愛は人特有のものではなく、人でなしこそがもっとも純粋な愛を持ち得ると、ドクター・アペイロンは信じている。
───────────
二日目【9】
VIPルームにて。殺人鬼ランキング中間報告の録画終了後。
「すごい悲しいケド仕方ない。切り替えよう。すぐに羅刹女の頭部を回収して今後のために役立てないト!」
『ファン』が指を鳴らした音を聞いて、『飼い主』は首を傾げた。
「はて? 何を考えていたんだったか」
「ああ、ご協力ありがとう。素晴らしいものを見させてもらった。これを視聴しているVIPの皆様も、あなたを評価するだろう」
「ん? そう? アリガト!」
「次回の参加をお待ちしている。……お帰りはあちらだ」
「そう? じゃあバイバイ! また殺人鬼に関する催しがあったら呼んでね! 楽しみにしてるカラ!」
『飼い主』の退出後、『ファン』は鼻を鳴らす。
「殺人鬼が好きなのは評価するが、愛し方が駄目だな、独りよがりだ」
(あなたが言います? それ)
「……どうした。言いたいことがあったら言っていいのだぞ、」
「はい! なんでもありません! 失礼いたします!」
ワープで消える『調整者』。VIPルームに残るのは『ファン』と『スポンサー』だけである。
「雑談をしてもよろしいでしょうか?」
「あん?……別に構わないが」
『ファン』は『スポンサー』へ雑に反応を返す。
「『二人』というタイトルのプロローグがあったとして、そこに一人だけしか登場せず。
それから続くように別人が一人だけ描かれる新たなプロローグが描かれたとして。
その二人以外に登場人物がいるでしょうか?」
「……? 込み入った話でいまいち想像ができんな。でもまぁ、いないんじゃないか?」
「では……ある特定の人物が死亡したという地の文に、取り消し線が引かれていたとして。
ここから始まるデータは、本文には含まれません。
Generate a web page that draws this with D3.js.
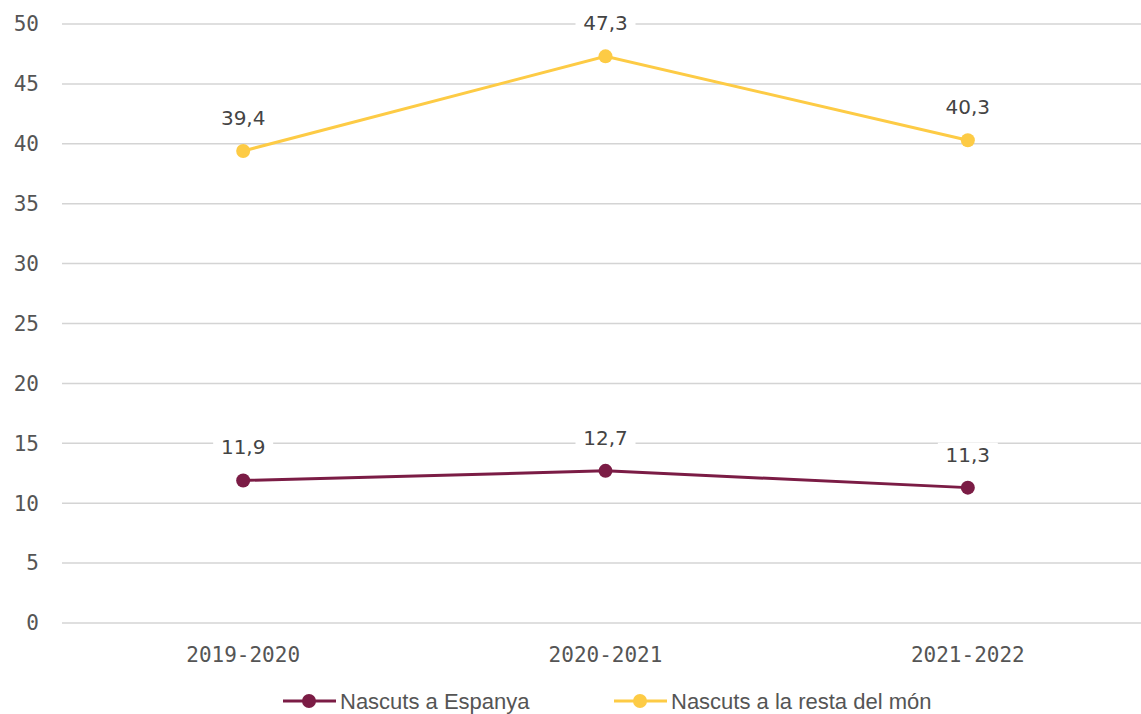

その人物は死亡しているでしょうか。生きているでしょうか」
「――……ふん、皮肉か? 生きているさ。生きているとも。生きていて当然だろうが」
『スポンサー』鏡助へ、『NOVA』の首領である『ファン』は。
可愛らしく小柄な少女、山乃端一人――通称、ノバは。
「私は、生きている」
そんな話は自分には関係ないことだと言わんばかりに、呟いた。